My friend Micah Pritchett is the pastor of the Inglewood Baptist Church in the Northland area of Kansas City, a church that’s like us in many ways. Recently, the church invited the Heartland Men’s Chorus to give a concert in their church that featured music chosen to highlighted the justice issues of the last century “ music that celebrated granting the right to vote to women and the Civil Rights Movement. The Chorus was comprised of men who were both gay and straight men that came together to sing. And as you might guess, a good number of those men learned to sing as children in church. Like most children who come to love God in return for the love they are taught as children, they haven’t lost their love for God; what they’ve lost has been the love and acceptance of Christ’s church that banished them from the community of the faithful.

As Pastor Micah reports, the concert was an amazing event for the good members of Inglewood who witnessed a powerful concert by a chorus of fifty men, and afterwards they met one another, church and chorus members, in a reception designed to help the church adequately thank the men for their music. What he reported was something I’ve known for a long time: There are people outside the walls of the church, some of them are even children of the church, that would like very much to be welcomed back into the community. They report they’ve not lost their love for God. What they’ve lost is the acceptance of a church that’s declared them as unclean and banished them from the community.


What do we make of this dramatic yet subtle story? We’re given a clue in the words used to describe Jesus’ response to the man who bows and begs him. Some manuscripts of Mark declare he was moved with pity. Other manuscripts use a different verb altogether and claim he was moved with anger.

Some have suggested the change of verbs over the years has been to soften the message and draw upon the image of the compassionate Jesus, a notion that’s surely acceptable as a sign of Jesus’ tender reception of a world messy with humanity. But others have looked upon the claim that Jesus was instead moved with anger and we’re forced to consider the questions that are raised:

Was Jesus angry with the man? Was he embarrassed about the man’s actions in some way? Was he angry about being interrupted? Was Jesus angry about the illness itself, whatever his skin malady was that caused him to be declared unclean by a society that had few healing solutions that would lead to the man’s healing and re-entry into the mainstream of the community? Finally, was Jesus angry about the interpretation and application of the Levitical Purity Laws that separated unclean people from the clean? Maybe he was angry that the priests held the power to heal altogether too tightly with little concern for those who were banished by their word?

Who knows? Maybe being angry about the right things can be a passionate form of compassion. Maybe having a righteous sense of anger about how the world’s lines of clean and unclean can be two sides of the same coin when it comes to loving the world as Jesus loved it.
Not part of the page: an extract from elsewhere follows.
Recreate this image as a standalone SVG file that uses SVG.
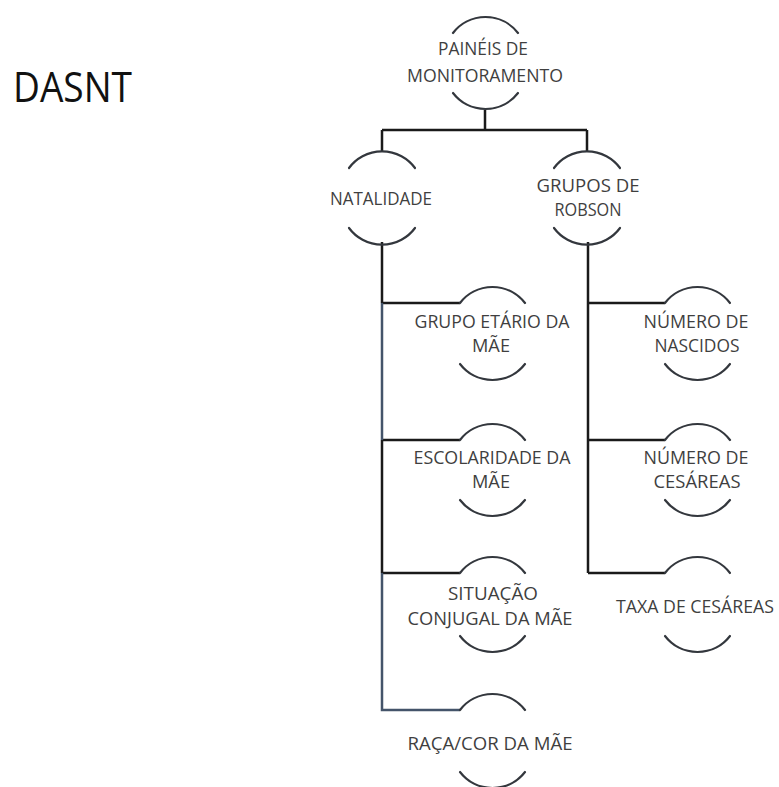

Know this: There’s a risk in loving the unclean. The righteous keepers of the rules and regs of faith will hold it against you and will transfer their isolation to you as the one willing to love and accept the messy of the world into your midst.

But if we’re to be the compassionate community molded by the way of our Leader, we must look over the wall of the community to see who’s outside the gates, banished there by the people of God, unable to get in other than to get on their knees to beg. There’s a risk in loving the outsiders to be sure. But if we’re the people of faith we claim to be, that’s the kind of love we must share.